UnknownHere’s this week’s Media Mix about the Shinsai Big Data project, which endeavors to make sense of data recorded on March 11, 2011 in the areas of northeastern Japan that were hit the hardest by the tsunami caused by the 9.0 magnitude earthquake. Rereading the column in the paper this morning I realized it may come across as a sort of magic bullet—a means of managing disasters as they happen—but in truth the only aim of the project now is to evaluate that data. Any recommendations that follow have more to do with changing people’s perceptions of how to act in an emergency, rather than how to utilize GPS and mobile phone data, as well as social networks, in the event of a disaster. In other words, the value of the knowledge gained by the project is still in the realm of preparedness.
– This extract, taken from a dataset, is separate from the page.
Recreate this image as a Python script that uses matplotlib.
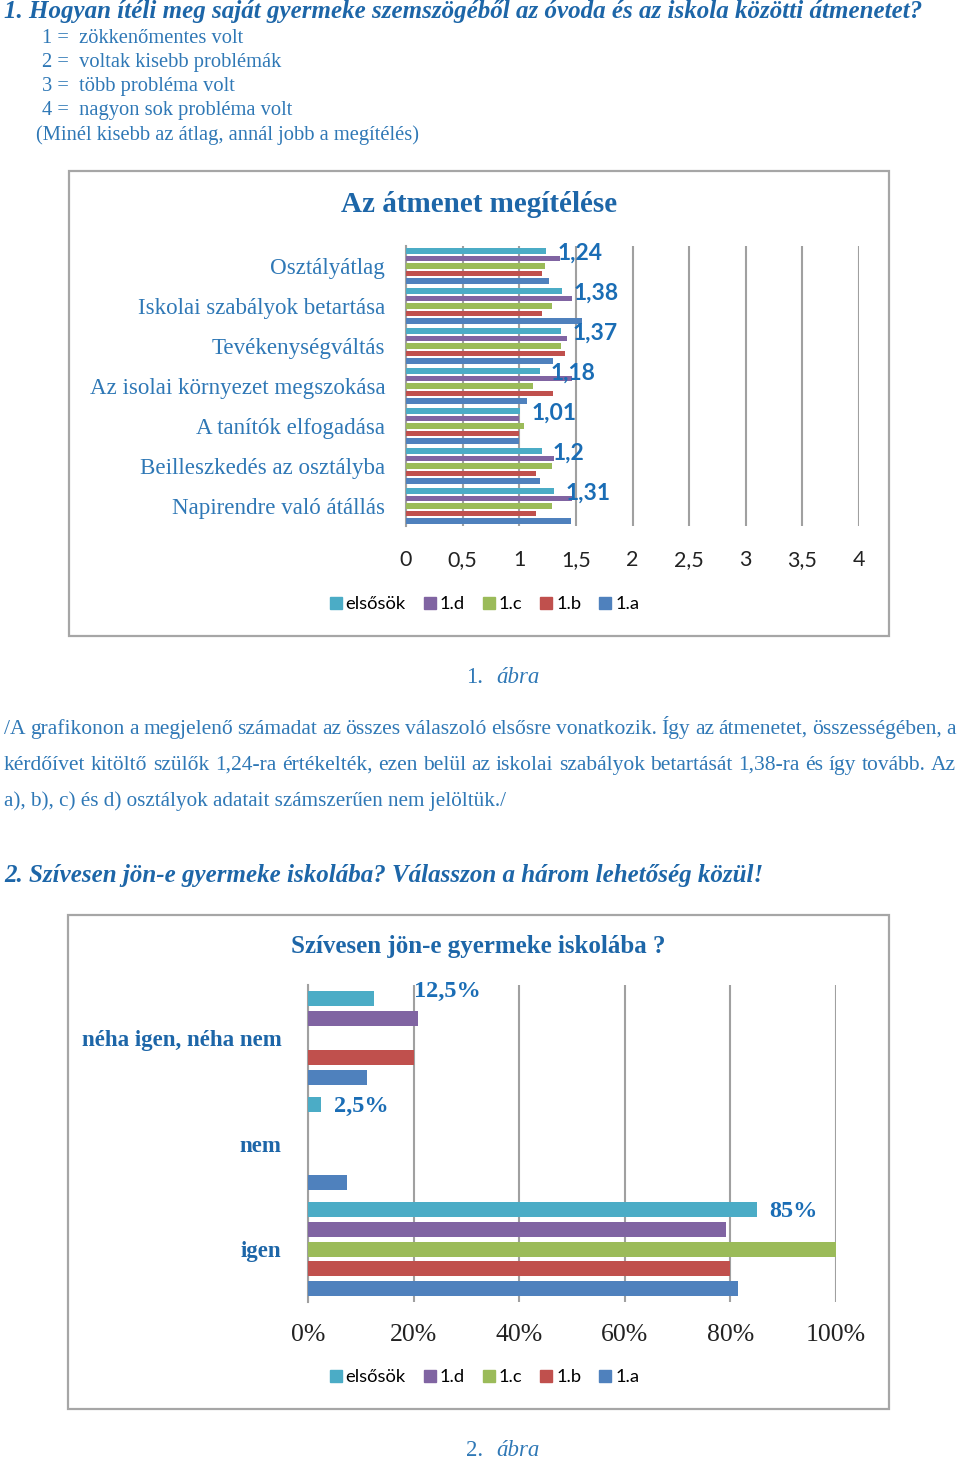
import matplotlib
matplotlib.use("Agg")
import matplotlib.pyplot as plt
from matplotlib.patches import Rectangle
from matplotlib.lines import Line2D

W, H = 960, 1463
DPI = 100

# ---------------- data ----------------
series = ["elsősök", "1.d", "1.c", "1.b", "1.a"]
colors = ["#4BACC6", "#8064A2", "#9BBB59", "#C0504D", "#4F81BD"]

cats1 = ["Osztályátlag", "Iskolai szabályok betartása", "Tevékenységváltás",
         "Az isolai környezet megszokása", "A tanítók elfogadása",
         "Beilleszkedés az osztályba", "Napirendre való átállás"]
v_elsosok = [1.24, 1.38, 1.37, 1.18, 1.01, 1.20, 1.31]
v_1d = [1.36, 1.47, 1.42, 1.47, 1.00, 1.31, 1.47]
v_1c = [1.23, 1.29, 1.37, 1.12, 1.04, 1.29, 1.29]
v_1b = [1.20, 1.20, 1.40, 1.30, 1.00, 1.15, 1.15]
v_1a = [1.26, 1.55, 1.30, 1.07, 1.00, 1.18, 1.46]
labels1 = ["1,24", "1,38", "1,37", "1,18", "1,01", "1,2", "1,31"]
ticks1 = [0, 0.5, 1, 1.5, 2, 2.5, 3, 3.5, 4]
ticklabels1 = ["0", "0,5", "1", "1,5", "2", "2,5", "3", "3,5", "4"]

cats2 = ["néha igen, néha nem", "nem", "igen"]
p_elsosok = [12.5, 2.5, 85.0]
p_1d = [20.8, 0.0, 79.2]
p_1c = [0.0, 0.0, 100.0]
p_1b = [20.0, 0.0, 80.0]
p_1a = [11.1, 7.4, 81.5]
labels2 = ["12,5%", "2,5%", "85%"]
ticks2 = [0, 20, 40, 60, 80, 100]
ticklabels2 = ["0%", "20%", "40%", "60%", "80%", "100%"]

# ---------------- style ----------------
TITLE_BLUE = "#1D66A8"
BODY_BLUE = "#2F78B6"
LABEL_BLUE = "#1A6DB5"
SERIF = ["Liberation Serif", "DejaVu Serif"]
SANS = ["Lato", "DejaVu Sans"]

fig = plt.figure(figsize=(W / DPI, H / DPI), dpi=DPI)
fig.patch.set_facecolor("white")


def fx(x):
    return x / W


def fy(y):
    return 1 - y / H


def ftext(x, y, s, **kw):
    kw.setdefault("family", SERIF)
    kw.setdefault("color", BODY_BLUE)
    kw.setdefault("va", "center")
    return fig.text(fx(x), fy(y), s, **kw)


def btext(x, y, s, **kw):
    # y given as visual centre of lowercase text; place on baseline
    kw["va"] = "baseline"
    return ftext(x, y + 5, s, **kw)


# ---------------- header text ----------------
btext(4, 13, "1. Hogyan ítéli meg saját gyermeke szemszögéből az óvoda és az iskola közötti átmenetet?",
      fontsize=18, weight="bold", style="italic", color=TITLE_BLUE)
scale_lines = ["1 =  zökkenőmentes volt", "2 =  voltak kisebb problémák",
               "3 =  több probléma volt", "4 =  nagyon sok probléma volt"]
for i, s in enumerate(scale_lines):
    btext(42, 38 + 24 * i, s, fontsize=14.8)
btext(36, 135, "(Minél kisebb az átlag, annál jobb a megítélés)", fontsize=14.8)

# ---------------- chart frames ----------------
for (x0, y0, x1, y1) in [(69, 171, 889, 636), (68, 915, 889, 1409)]:
    fig.patches.append(Rectangle((fx(x0), fy(y1)), fx(x1) - fx(x0), fy(y0) - fy(y1),
                                 transform=fig.transFigure, fill=False,
                                 edgecolor="#A6A6A6", lw=1.6))


def legend_at(xc, yc):
    handles = [Line2D([], [], marker="s", linestyle="none", markersize=8.5,
                      markerfacecolor=c, markeredgecolor=c) for c in colors]
    fig.legend(handles, series, loc="center", bbox_to_anchor=(fx(xc), fy(yc)),
               ncol=5, frameon=False, handletextpad=0.05, columnspacing=0.8,
               handlelength=1.0, prop={"family": SANS, "size": 13.2})


pitch = 0.186
bh = 0.144

# ---------------- chart 1 ----------------
ax1 = fig.add_axes([fx(406), fy(526), fx(859) - fx(406), fy(246) - fy(526)])
data1 = [v_elsosok, v_1d, v_1c, v_1b, v_1a]
n1 = len(cats1)
for i, vals in enumerate(data1):
    ys = [c - 2 * pitch + i * pitch for c in range(n1)]
    ax1.barh(ys, vals, height=bh, color=colors[i], zorder=3)
for c in range(n1):
    ax1.annotate(labels1[c], xy=(v_elsosok[c], c - 2 * pitch), xytext=(8, -1.5),
                 textcoords="offset points", ha="left", va="center",
                 family=SANS, weight="bold", fontsize=16.5, color=LABEL_BLUE, zorder=5)
ax1.set_xlim(0, 4)
ax1.set_ylim(n1 - 0.5, -0.5)
ax1.set_xticks(ticks1)
ax1.set_xticklabels(ticklabels1, family=SANS, fontsize=15.5, color="#222222")
ax1.set_yticks(range(n1))
ax1.set_yticklabels(cats1, family=SERIF, fontsize=16.6, color=BODY_BLUE)
ax1.tick_params(axis="x", length=0, pad=17)
ax1.tick_params(axis="y", length=0, pad=15)
ax1.grid(axis="x", color="#A0A0A0", lw=1.5, zorder=0)
for s in ["top", "right", "bottom"]:
    ax1.spines[s].set_visible(False)
ax1.spines["left"].set_color("#A0A0A0")
ax1.spines["left"].set_linewidth(1.5)
ftext(479, 204, "Az átmenet megítélése", fontsize=21, weight="bold",
      color=TITLE_BLUE, ha="center")
legend_at(483, 604)


# ---------------- caption + paragraph ----------------
def caption(y, num):
    btext(466, y, num, fontsize=16.5, ha="left")
    btext(496, y, "ábra", fontsize=16.5, style="italic", ha="left")


caption(678, "1.")

renderer = fig.canvas.get_renderer()


def justified(y, words, x0, x1, fontsize):
    texts = [btext(x0, y, w, fontsize=fontsize, ha="left") for w in words]
    widths = [t.get_window_extent(renderer).width for t in texts]
    gap = (x1 - x0 - sum(widths)) / (len(words) - 1)
    x = x0
    for t, w in zip(texts, widths):
        t.set_x(fx(x))
        x += w + gap


para1 = "/A grafikonon a megjelenő számadat az összes válaszoló elsősre vonatkozik. Így az átmenetet, összességében, a"
para2 = "kérdőívet kitöltő szülők 1,24-ra értékelték, ezen belül az iskolai szabályok betartását 1,38-ra és így tovább. Az"
para3 = "a), b), c) és d) osztályok adatait számszerűen nem jelöltük./"
justified(729, para1.split(" "), 4, 956, 15.5)
justified(765, para2.split(" "), 4, 956, 15.5)
btext(4, 801, para3, fontsize=15.2, ha="left")

btext(4, 877, "2. Szívesen jön-e gyermeke iskolába? Válasszon a három lehetőség közül!",
      fontsize=18, weight="bold", style="italic", color=TITLE_BLUE)

# ---------------- chart 2 ----------------
ax2 = fig.add_axes([fx(308), fy(1302), fx(836) - fx(308), fy(985) - fy(1302)])
data2 = [p_elsosok, p_1d, p_1c, p_1b, p_1a]
n2 = len(cats2)
for i, vals in enumerate(data2):
    ys = [c - 2 * pitch + i * pitch for c in range(n2)]
    ax2.barh(ys, vals, height=bh, color=colors[i], zorder=3)
offs2 = [(29, 5), (9, -1.5), (9, -1.5)]
for c in range(n2):
    ax2.annotate(labels2[c], xy=(p_elsosok[c], c - 2 * pitch), xytext=offs2[c],
                 textcoords="offset points", ha="left", va="center",
                 family=SERIF, weight="bold", fontsize=17.5, color=LABEL_BLUE, zorder=5)
ax2.set_xlim(0, 100)
ax2.set_ylim(n2 - 0.5, -0.5)
ax2.set_xticks(ticks2)
ax2.set_xticklabels(ticklabels2, family=SERIF, fontsize=18.5, color="#222222")
ax2.set_yticks(range(n2))
ax2.set_yticklabels(cats2, family=SERIF, fontsize=16.5, weight="bold", color=TITLE_BLUE)
ax2.tick_params(axis="x", length=0, pad=16)
ax2.tick_params(axis="y", length=0, pad=19)
ax2.grid(axis="x", color="#A0A0A0", lw=1.5, zorder=0)
for s in ["top", "right", "bottom"]:
    ax2.spines[s].set_visible(False)
ax2.spines["left"].set_color("#A0A0A0")
ax2.spines["left"].set_linewidth(1.5)
ftext(478, 946, "Szívesen jön-e gyermeke iskolába ?", fontsize=18, weight="bold",
      color=TITLE_BLUE, ha="center")
legend_at(483, 1377)
caption(1451, "2.")

fig.savefig("out.png", dpi=DPI)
For sure, social networks are going to be a very valuable tool in disaster management from now on, but such considerations can be addressed without having to study how they were used during 311, though such study is helpful. What the project really tells us is that preparedness measures have been insufficient so far. The implication that people drove toward the most dangerous areas and were then killed in their cars when the tsunami hit indicates that not enough has been done to educate people who live in at-risk zones. Also, better evacuation plans should be drawn up, stressing distance from the shore rather than just height above sea level. It’s understandable that under such tense circumstances people will first think of the safety of their loved ones, but the data implies that a good number of people died trying to do that. Given the reality of human nature perhaps it’s useless to expect people will leave their loved ones behind if they think they have even the slightest chance of saving them, but they have to be made aware of the fact that an automobile in such a situation may end up being a tomb rather than a tool. What the NHK program suggested to me was that anyone in danger of being a victim of a quake or tsunami—and that includes almost everyone in Japan—must be told of which areas are more dangerous than others. More significantly, schools and nursing homes and other facilities catering to individuals with less mobility should not be built in isolated places that cannot be readily reached by rescue personnel. These are exigencies that don’t require mathematical analysis, just common sense.